After sorting out the laundry, we jumped in a local taxi for a short ride down the road. We walked around for a bit observing the night life of Sunyani, with people hanging around the streets, the street-hawkers still selling all their wares and people cruising around in their cars or just hanging around. Not for the first time, I picked up the mood of a music festival, the kind of good-natured anarchy where people of all kinds gather just to enjoy themselves, and the various barbecues and other food offerings that characterize such events. Anyway, after wandering around and managing to avoid tripping over the many obstacles and holes underfoot, and avoiding falling into the open drains that stink, even though they are not supposed to carry sewage, we settled in at the Silver House, a fairly raucous local bar, where we had a few beers and watched everyone cavorting and showing off and drinking. The music was loud, and the people were good natured, often spilling out on to the street or sitting on the bonnets of their cars. We were sat outside at the front, and the smell of the drain was a bit too strong, and was not conducive to enjoying the beer. The music was loud, because right across the road was another bar with loud music outside, and they were in competition with each other. Eventually, we jumped in another beaten up old taxi and returned to the hotel.

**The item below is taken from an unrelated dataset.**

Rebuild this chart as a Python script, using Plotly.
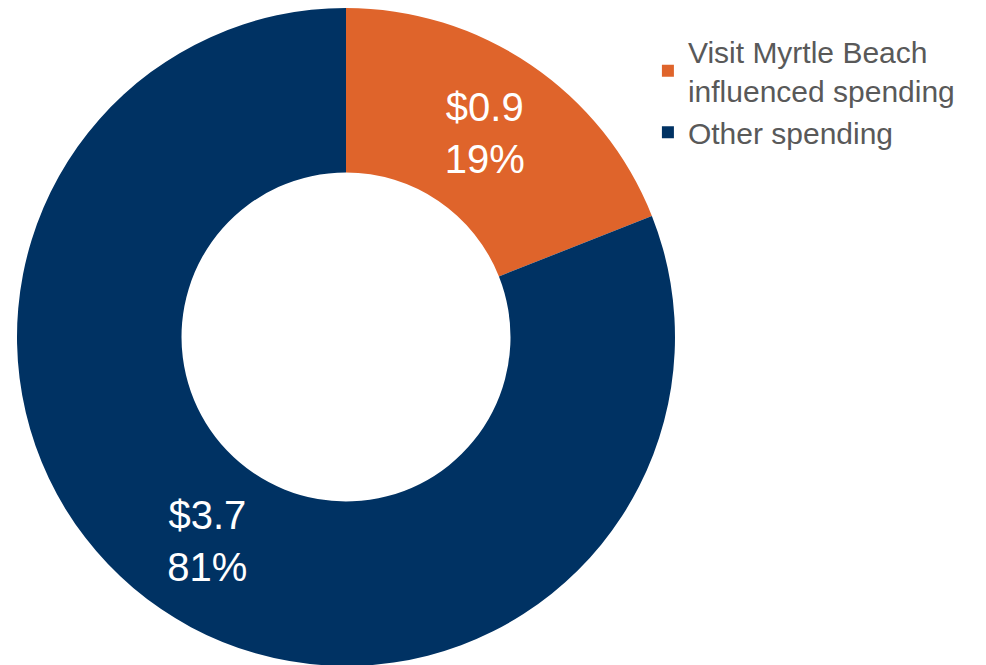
import plotly.graph_objects as go

categories = ["Visit Myrtle Beach<br>influenced spending", "Other spending"]
spending_billions = [0.9, 3.7]
share_pct = [19, 81]
colors = ["#DF642B", "#003263"]

texts = [f"${v:.1f}<br>{p}%" for v, p in zip(spending_billions, share_pct)]

fig = go.Figure(go.Pie(
    labels=categories,
    values=share_pct,
    text=texts,
    textinfo="text",
    hole=0.5,
    sort=False,
    direction="clockwise",
    rotation=0,
    marker=dict(colors=colors, line=dict(width=0)),
    textposition="inside",
    insidetextorientation="horizontal",
    textfont=dict(family="Liberation Sans, Arial", size=40, color="white"),
    domain=dict(x=[9/986, 667/986], y=[1-658/665, 1]),
))

fig.update_layout(
    width=986, height=665,
    margin=dict(l=0, r=0, t=0, b=0),
    paper_bgcolor="white",
    plot_bgcolor="white",
    showlegend=True,
    legend=dict(
        x=0.649, y=0.974, xanchor="left", yanchor="top",
        font=dict(family="Liberation Sans, Arial", size=30, color="#595959"),
        itemsizing="constant",
        tracegroupgap=0,
    ),
)

fig.write_html("out.html")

I went to sleep among the drying laundry with open windows, having lost my fear of mosquito bites, because there seem to be so few mosquitoes around. Although I had no mosquito bites, I was interrupted by a rude awakening at about 4:20 am. It sounded like a cistern in the roof was overfilling and not cutting off the supply once it had got too full. The overflow was falling three stories on to concrete, at a fair old rate of flow, and making one hell of a noise. I tried to sleep through it, but it did not stop until about 5:30, when all the neighbourhood cockerels started their morning chorus, but I was able to sleep through that. I woke a couple of hours later, and the nearby school sounded delightful as the children seemed to be singing their lessons with great gusto and good voices. What a wonderful way to start the day.